Navigating the Evaluation Funnel to Optimize Iteration Speed for Recommender Systems
Claire Schultzberg, Brammert Ottens
TL;DR
The paper addresses how to efficiently fuse offline and online evaluation methods into a single evaluation funnel for recommender and personalized search systems to accelerate product iteration. It introduces a framework that decomposes success into necessary and sufficient criteria, guiding early, offline verification and validation to prune non-viable iterations before engaging in costly online experiments. A comprehensive survey of evaluation methods follows, including counterfactual reconstruction, offline/online verification and validation, sequential testing, variance reduction, exposure filtering, interleaving, MABs, and Bayesian optimization, with practical guidance on when and how to apply them.
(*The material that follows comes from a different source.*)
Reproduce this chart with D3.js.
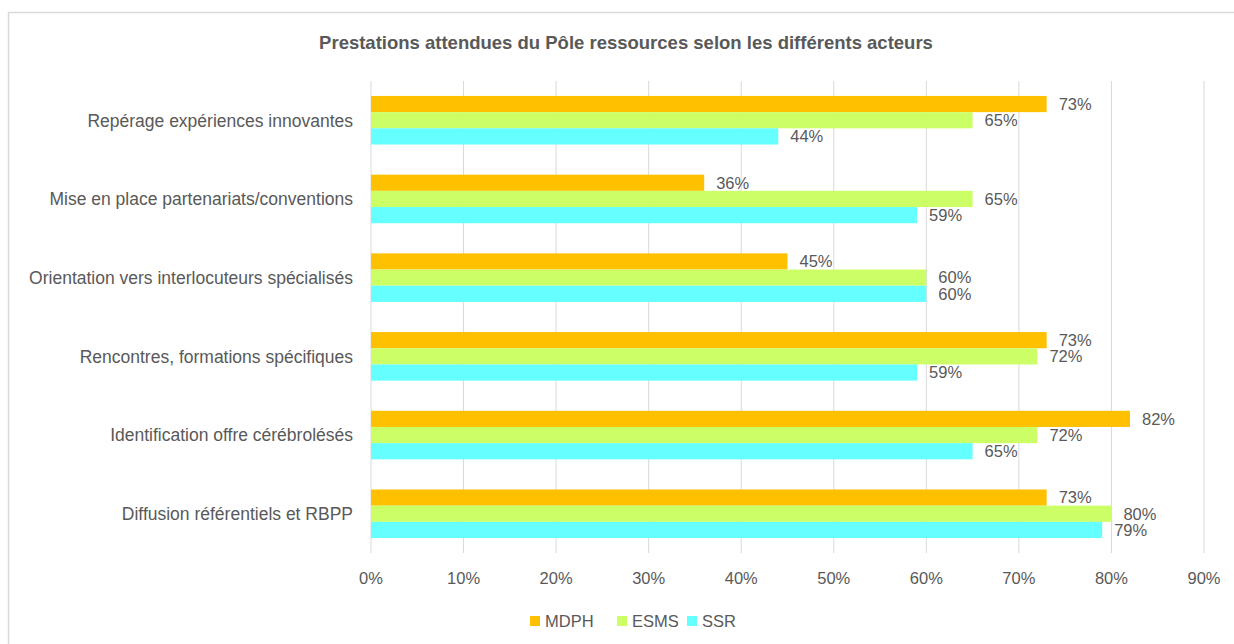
<!DOCTYPE html>
<html>
<head>
<meta charset="utf-8">
<script src="https://cdn.jsdelivr.net/npm/d3@7"></script>
<style>
  body { margin: 0; background: #fff; }
  text { font-family: "Liberation Sans", Arial, sans-serif; fill: #595959; }
</style>
</head>
<body>
<div id="chart"></div>
<script>
const categories = [
  "Repérage expériences innovantes",
  "Mise en place partenariats/conventions",
  "Orientation vers interlocuteurs spécialisés",
  "Rencontres, formations spécifiques",
  "Identification offre cérébrolésés",
  "Diffusion référentiels et RBPP"
];
const seriesNames = ["MDPH", "ESMS", "SSR"];
const mdph = [73, 36, 45, 73, 82, 73];
const esms = [65, 65, 60, 72, 72, 80];
const ssr = [44, 59, 60, 59, 65, 79];
const xTicks = [0, 10, 20, 30, 40, 50, 60, 70, 80, 90];
const colors = ["#FFC000", "#CCFF66", "#66FFFF"];

const W = 1234, H = 644;
const margin = { top: 81, right: 30, bottom: 91, left: 371 };
const width = 1204 - margin.left;
const height = H - margin.top - margin.bottom;

const svg = d3.select("#chart").append("svg")
  .attr("width", W).attr("height", H);

// outer frame
svg.append("rect")
  .attr("x", 8.5).attr("y", 12.5)
  .attr("width", 1240).attr("height", 660)
  .attr("fill", "#fff").attr("stroke", "#d9d9d9").attr("stroke-width", 1.5);

svg.append("text")
  .attr("x", 626).attr("y", 49)
  .attr("text-anchor", "middle")
  .style("font-size", "18.5px").style("font-weight", "bold")
  .text("Prestations attendues du Pôle ressources selon les différents acteurs");

const g = svg.append("g").attr("transform", `translate(${margin.left},${margin.top})`);

const x = d3.scaleLinear().domain([0, 90]).range([0, width]);
const y = d3.scaleBand().domain(categories).range([0, height]).paddingInner(0.383).paddingOuter(0.19);
const ys = d3.scaleBand().domain(seriesNames).range([0, y.bandwidth()]);

// gridlines
g.selectAll(".grid").data(xTicks).enter().append("line")
  .attr("x1", d => x(d)).attr("x2", d => x(d))
  .attr("y1", 0).attr("y2", height)
  .attr("stroke", "#d9d9d9").attr("stroke-width", 1);

const rows = categories.map((c, i) => ({ cat: c, vals: [mdph[i], esms[i], ssr[i]] }));
const groups = g.selectAll(".grp").data(rows).enter().append("g")
  .attr("transform", d => `translate(0,${y(d.cat)})`);

groups.selectAll("rect").data(d => d.vals.map((v, j) => ({ v, s: seriesNames[j], j }))).enter()
  .append("rect")
  .attr("x", 0).attr("y", d => ys(d.s))
  .attr("width", d => x(d.v)).attr("height", ys.bandwidth())
  .attr("fill", d => colors[d.j]);

groups.selectAll(".lbl").data(d => d.vals.map((v, j) => ({ v, s: seriesNames[j] }))).enter()
  .append("text")
  .attr("x", d => x(d.v) + 12)
  .attr("y", d => ys(d.s) + ys.bandwidth() / 2)
  .attr("dy", "0.35em")
  .style("font-size", "16.5px")
  .text(d => d.v + "%");

// category labels
g.selectAll(".cat").data(categories).enter().append("text")
  .attr("x", -18)
  .attr("y", d => y(d) + y.bandwidth() / 2)
  .attr("dy", "0.36em")
  .attr("text-anchor", "end")
  .style("font-size", "17.5px")
  .text(d => d);

// x tick labels
g.selectAll(".tick-l").data(xTicks).enter().append("text")
  .attr("x", d => x(d))
  .attr("y", height + 25)
  .attr("dy", "0.36em")
  .attr("text-anchor", "middle")
  .style("font-size", "16.5px")
  .text(d => d + "%");

// legend
const legendX = [530, 617, 687];
const legend = svg.selectAll(".leg").data(seriesNames).enter().append("g")
  .attr("transform", (d, i) => `translate(${legendX[i]},621)`);
legend.append("rect")
  .attr("x", 0).attr("y", -5).attr("width", 10).attr("height", 10)
  .attr("fill", (d, i) => colors[i]);
legend.append("text")
  .attr("x", 15).attr("y", 0).attr("dy", "0.36em")
  .style("font-size", "16.5px")
  .text(d => d);
</script>
</body>
</html>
The work highlights the central role of counterfactual reconstruction in both offline and online contexts and argues for a disciplined, stepwise evaluation process that reduces wasted effort, speeds time-to-ship, and clarifies the mechanisms by which changes affect user experiences and business outcomes.
Abstract
Over the last decades has emerged a rich literature on the evaluation of recommendation systems. However, less is written about how to efficiently combine different evaluation methods from this rich field into a single efficient evaluation funnel. In this paper we aim to build intuition for how to choose evaluation methods, by presenting a novel framework that simplifies the reasoning around the evaluation funnel for a recommendation system. Our contribution is twofold. First we present our framework for how to decompose the definition of success to construct efficient evaluation funnels, focusing on how to identify and discard non-successful iterations quickly. We show that decomposing the definition of success into smaller necessary criteria for success enables early identification of non-successful ideas. Second, we give an overview of the most common and useful evaluation methods, discuss their pros and cons, and how they fit into, and complement each other in, the evaluation process. We go through so-called offline and online evaluation methods such as counterfactual logging, validation, verification, A/B testing, and interleaving. The paper concludes with some general discussion and advice on how to design an efficient evaluation process for recommender systems.